The video and corresponding code are extremely helpful thank you so much! I will definitely be working on integrating the sufficient stats.

1 Like

You need to work out that the arguments match in their type correctly. Right now Y is a vector while in the partial sum function its an array. That does not fit together.

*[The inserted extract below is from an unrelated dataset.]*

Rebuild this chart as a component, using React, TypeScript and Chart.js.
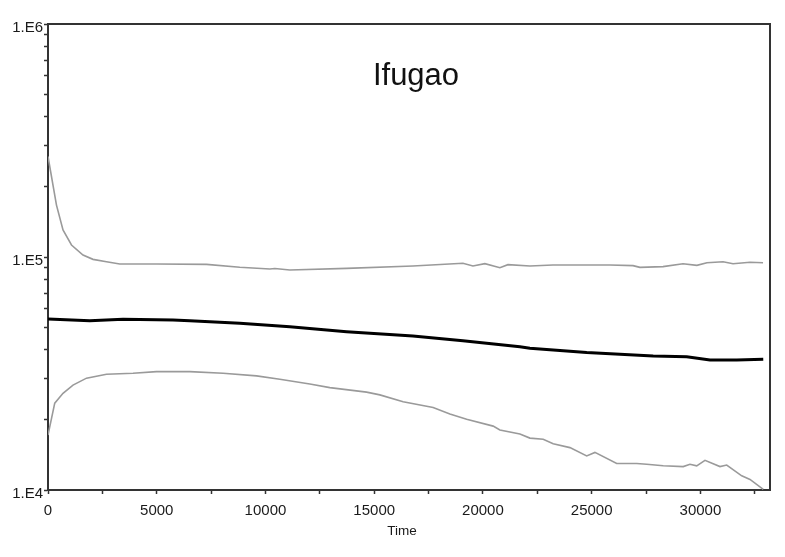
import React, { useEffect, useRef } from "react";
import { Chart, registerables } from "chart.js";

Chart.register(...registerables);

const upperTime = [0, 390, 690, 1080, 1610, 2070, 2690, 3300, 5000, 7290, 8820, 10200, 10430, 11120, 13730, 16780, 19080, 19540, 20090, 20780, 21150, 22160, 23220, 25840, 26900, 27220, 28280, 29200, 29840, 30300, 31040, 31500, 32280, 32880];
const upperValue = [270000, 167000, 130600, 112600, 102000, 97700, 95400, 93300, 93300, 93000, 90300, 88800, 89200, 88000, 89400, 91500, 94000, 91500, 93600, 90000, 92700, 91500, 92400, 92400, 91800, 90300, 90900, 93600, 92100, 94500, 95400, 93600, 94900, 94500];

const meanTime = [0, 1920, 3450, 5750, 6520, 8820, 11120, 13730, 16780, 19080, 21700, 22160, 24770, 27830, 29370, 30440, 31670, 32890];
const meanValue = [54200, 53300, 54000, 53700, 53300, 51900, 50200, 47800, 45800, 43700, 41200, 40600, 38900, 37600, 37300, 36100, 36100, 36400];

const lowerTime = [0, 310, 690, 1150, 1770, 2690, 3910, 4990, 6520, 8050, 9590, 10660, 12040, 12960, 14650, 15260, 16330, 17710, 18480, 19250, 20470, 20780, 21700, 22160, 22770, 23230, 24000, 24770, 25150, 26150, 27070, 27530, 28290, 29210, 29520, 29830, 30210, 30900, 31210, 31900, 32280, 32890];
const lowerValue = [17200, 23600, 26000, 28200, 30200, 31400, 31700, 32200, 32200, 31700, 30900, 29900, 28500, 27500, 26300, 25600, 23900, 22600, 21200, 20100, 18800, 18100, 17400, 16700, 16500, 15800, 15200, 14000, 14500, 13000, 13000, 12900, 12700, 12600, 12900, 12700, 13400, 12600, 12800, 11500, 11100, 10070];

const titleText = "Ifugao";
const xAxisTitle = "Time";
const xMin = 0;
const xMax = 33200;
const yMin = 1e4;
const yMax = 1e6;

const FONT = "'Liberation Sans', Arial, sans-serif";

const toPoints = (t: number[], v: number[]) => t.map((x, i) => ({ x, y: v[i] }));

const framePlugin = {
  id: "frameAndText",
  afterDraw(chart: any) {
    const { ctx, chartArea } = chart;
    ctx.save();
    ctx.strokeStyle = "#333";
    ctx.lineWidth = 2;
    ctx.beginPath();
    ctx.moveTo(chartArea.left, chartArea.top);
    ctx.lineTo(chartArea.right, chartArea.top);
    ctx.lineTo(chartArea.right, chartArea.bottom);
    ctx.stroke();
    ctx.fillStyle = "#111";
    ctx.textAlign = "center";
    ctx.textBaseline = "middle";
    ctx.font = `31px ${FONT}`;
    ctx.fillText(titleText, 416, 76);
    ctx.font = `13.5px ${FONT}`;
    ctx.fillStyle = "#1a1a1a";
    ctx.fillText(xAxisTitle, 402, 531);
    ctx.restore();
  },
};

export default function App() {
  const ref = useRef<HTMLCanvasElement>(null);
  useEffect(() => {
    if (!ref.current) return;
    const chart = new Chart(ref.current, {
      type: "line",
      data: {
        datasets: [
          { data: toPoints(upperTime, upperValue), borderColor: "#9a9a9a", borderWidth: 1.6, pointRadius: 0, tension: 0, fill: false },
          { data: toPoints(meanTime, meanValue), borderColor: "#000", borderWidth: 3, pointRadius: 0, tension: 0, fill: false },
          { data: toPoints(lowerTime, lowerValue), borderColor: "#9a9a9a", borderWidth: 1.6, pointRadius: 0, tension: 0, fill: false },
        ],
      },
      options: {
        responsive: false,
        animation: false,
        events: [],
        layout: { padding: { left: 0, top: 24, right: 15, bottom: 0 } },
        plugins: { legend: { display: false }, tooltip: { enabled: false } },
        scales: {
          x: {
            type: "linear",
            min: xMin,
            max: xMax,
            afterBuildTicks: (s: any) => {
              const ticks = [];
              for (let v = xMin; v <= xMax; v += 2500) ticks.push({ value: v });
              s.ticks = ticks;
            },
            ticks: {
              autoSkip: false,
              maxRotation: 0,
              padding: 8,
              color: "#1a1a1a",
              font: { family: FONT, size: 15 },
              callback: (v: any) => (Math.round(Number(v)) % 5000 === 0 ? String(Math.round(Number(v))) : ""),
            },
            grid: { drawOnChartArea: false, drawTicks: true, tickLength: 4, color: "#333", tickWidth: 1.5 },
            border: { display: true, color: "#333", width: 2 },
            afterFit: (s: any) => { s.height = 67; },
          },
          y: {
            type: "logarithmic",
            min: yMin,
            max: yMax,
            afterBuildTicks: (s: any) => {
              const ticks = [];
              for (let e = 4; e < 6; e++) for (let m = 1; m < 10; m++) ticks.push({ value: m * Math.pow(10, e) });
              ticks.push({ value: yMax });
              s.ticks = ticks;
            },
            ticks: {
              autoSkip: false,
              padding: 1,
              labelOffset: 4,
              color: "#1a1a1a",
              font: { family: FONT, size: 15 },
              callback: (v: any) => {
                const e = Math.log10(Number(v));
                return Math.abs(e - Math.round(e)) < 1e-6 ? `1.E${Math.round(e)}` : "";
              },
            },
            grid: { drawOnChartArea: false, drawTicks: true, tickLength: 4, color: "#333", tickWidth: 1.5 },
            border: { display: true, color: "#333", width: 2 },
            afterFit: (s: any) => { s.width = 48; },
          },
        },
      },
      plugins: [framePlugin],
    } as any);
    return () => chart.destroy();
  }, []);
  return (
    <div style={{ position: "fixed", left: 0, top: 0, width: 785, height: 557, background: "#fff" }}>
      <canvas ref={ref} width={785} height={557} style={{ width: 785, height: 557, display: "block" }} />
    </div>
  );
}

Hi @Rose, if you have a normal likelihood and normal priors on regression coefficients, you can speed things up considerably using something like this – GitHub - pgree/fastNoNo: Fast Normal-Normal models. The idea of these algorithms is closely related to @mike-lawrence’s comment about sufficient statistics. That package only currently supports a couple of normal-normal models, but with a little customization those methods can probably address your model (if it’s indeed normal-normal).

2 Likes

I had an additional follow up question for the sufficient statistics. I spent sometime going through the code for the sufficient statistics for multiple regression and at the moment it seems the framework is set up to handle multiple categorical or discrete variables (I believe the example you gave was time of day and predicting height). Is there a way to accommodate if there is an additional continuous variable? Or are we then unable to split the data into these unique groups to get sufficient statistics?
Here is was a simple simulation I was hoping to test with the Stan code you provided from your talk .

x1 = rnorm(100,0,1)
x2 = sample(c(1,2,3),100, replace = TRUE)
x3 = sample(c(1,2,3,4), 100, replace = TRUE)
y = 2*x1 + .5*x2 + 1*x3 + rnorm(100,0,.1)

functions{
    real normal_sufficient_lpdf(
        matrix obs
        , vector mean
        , vector variance
    ){
        return(
            normal_lpdf(
                obs[,1]
                | mean
                , sqrt(variance) ./ obs[,3]
            )
            + gamma_lpdf(
                obs[,2]
                | obs[,4]
                , obs[,4] ./ variance
            )
        ) ;
    }

}
data {
    // n_x_cols: number of predictor-variables in x (as columns)
    int<lower=1> n_x_cols ;
    // n_x_rows: number of combinations (rows) of the predictor variables in x
    int<lower=1> n_x_rows ;
    // x: predictor matrix
    matrix[n_x_rows,n_x_cols] x ;
    // obs_mean: mean of observations for each row in x
    vector[n_x_rows] obs_mean ;
    // obs_var: variance of observations for each row in x
    vector<lower=0>[n_x_rows] obs_var ;
    // obs_n: count of observations for each row in x
    vector<lower=2>[n_x_rows] obs_n ;
}
transformed data{
    matrix[n_x_rows,4] obs ;
    obs[,1] = obs_mean ;
    obs[,2] = obs_var ;
    obs[,3] = sqrt(obs_n) ;
    obs[,4] = (obs_n-1.0)/2.0 ;
    matrix[n_x_cols,n_x_rows] x_transpose ; // so we can use `columns_dot_product()`, which is faster than `rows_dot_product()`
}
parameters {
    // mu_intercept: value for the mean at the intercept
    real mu_intercept ;
    // mu_tod_beta: effect of each predictor on the mean
    vector[n_x_cols] mu_beta ;
    // eta_intercept: value for the log-variance at the intercept
    real eta_intercept ;
    // eta_tod_beta: effect of each predictor on the log-variance
    vector[n_x_cols] eta_beta ;
}
model {
    // priors (adjust when using real data!!)
    mu_intercept ~ std_normal() ;
    mu_beta ~ std_normal() ;
    eta_intercept ~ std_normal() ;
    eta_beta ~ std_normal() ;
    // likelihood
    obs ~ normal_sufficient(
        (
            mu_intercept
            + transpose(
                columns_dot_product(
                    rep_matrix(mu_beta,n_x_rows)
                    , x_transpose
                )
            )
        )
        , exp(
            eta_intercept
            + transpose(
                columns_dot_product(
                    rep_matrix(eta_beta,n_x_rows)
                    , x_transpose
                )
            )
        )
    ) ;
}

The latter, so multiple observations have to have the same values for all predictors to collapse those observations to sufficient statistics.